Let $f: A \to B$ be a function. Prove that $f$ is one-to-one if and only if $f \circ h = f \circ k$ implies $h = k$, for every set $C$ and all choices of functions $h: C \to A$ and $k: C \to A$.
Here is my work:
Assume that $f$ is one-to-one and let $A = \{x_1, x_2\}$ for two arbitrary $x_1, x_2$. So we have $f(x_1) = f(x_1)$ and $x_1 = x_2$. Assume $h$ and $k$ are one-to-one. (Is that okay assume that they are one-to-one?) And let $C = \{z_1, z_2\}$ so we have $h(z_1)=h(z_2) = x_1$ and $k(z_1) = k(z_2) = x_2$ since $h: C \to A$ and $k: C \to A$. If we substitute $h(z)$ and $k(z)$ into $x_1$ and $x_2$ respectively, we have $f(h(z)) = f(k(z))$. It follows $f \circ h = f \circ k$ implies $h = k$.
Conversely, we assume that $f \circ h = f \circ k$. It follows $f(h(z_1))=f(k(z_2))$ follows $z_1 = z_2$. Hence we can conclude that $h$ and $k$ are one-to-one.

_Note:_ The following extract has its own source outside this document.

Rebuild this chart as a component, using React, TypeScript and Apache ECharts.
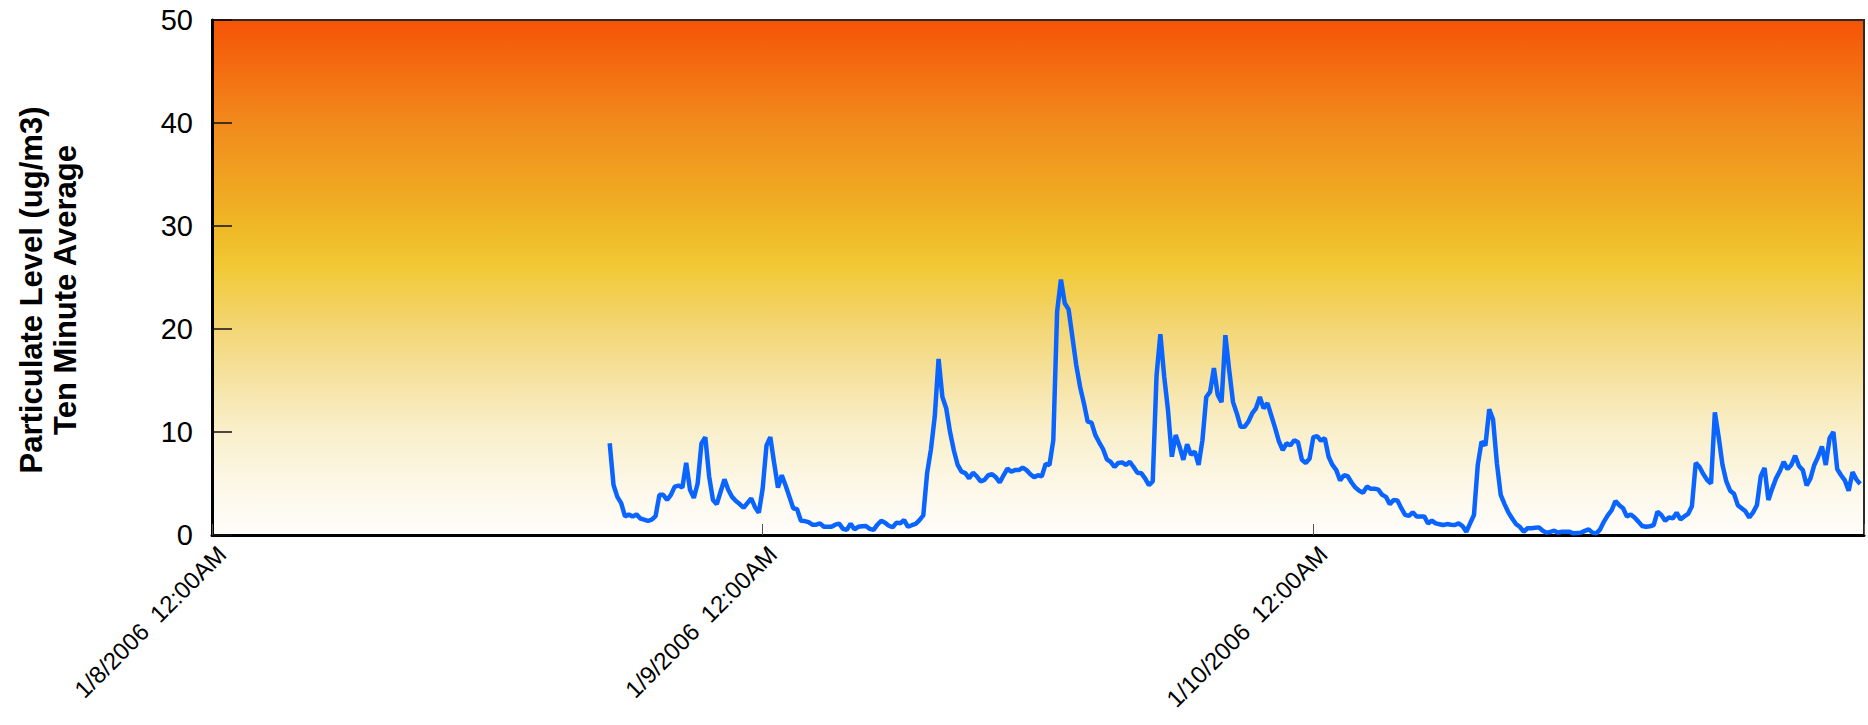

Since we know $h: C \to A$ and $k: C \to A$, ($x_1$ and $x_2$ are elements of $A$) and $h(z_1) = x_1$ and $h(z_2) = x_2$. Since $h(z_1)=k(z_2)$ implies $x_1 = x_2$ and since these two elements are in $A$, $f$ is onto.
I know it is hard to read, but I really need your help to check my ambiguous proof. I know some part are wrong, so please let me know. Thank you very much.
In your 2nd sentence : " So we have f(x_1) = f(x_1) and x_1 = x_2" - what do you mean by this? Are you assuming $x_1 = x_2$? What you want to prove is this : $$ x_1 \neq x_2 \Rightarrow f(x_1) \neq f(x_2) $$
So start like this : (a) Suppose $f$ is one-to-one, and choose two functions $h, k : C\to A$ such that $$ f\circ h = f\circ k $$ (You now want to show that $h = k$ - Your assumption that $h$ and $k$ are one-to-one is not needed.)
Suppose not - then there must exists $y \in C$ such that $$ h(y) \neq k(y) $$ Since $f$ is one-to-one, $$ f(h(y)) \neq f(k(y)) $$ But $f(h(y)) = f\circ h(y) = f\circ k(y) = f(k(y))$! This is your contradiction.
For part (b) : Suppose $$ f\circ h = f\circ k \Rightarrow h=k $$ For any functions $h,k : C\to A$. Suppose $f$ is not one-to-one, then there exist $x_1, x_2 \in A$ such that $$ x_1\neq x_2; f(x_1) = f(x_2) $$ Define $h:\{1,2\} \to A$ by $$ h(1) = x_1, h(2) = x_2 $$ and $k:\{1,2\} \to A$ by $$ k(1) = x_2, k(2) = x_1 $$ Now what do you see about $f\circ h$ and $f\circ k$?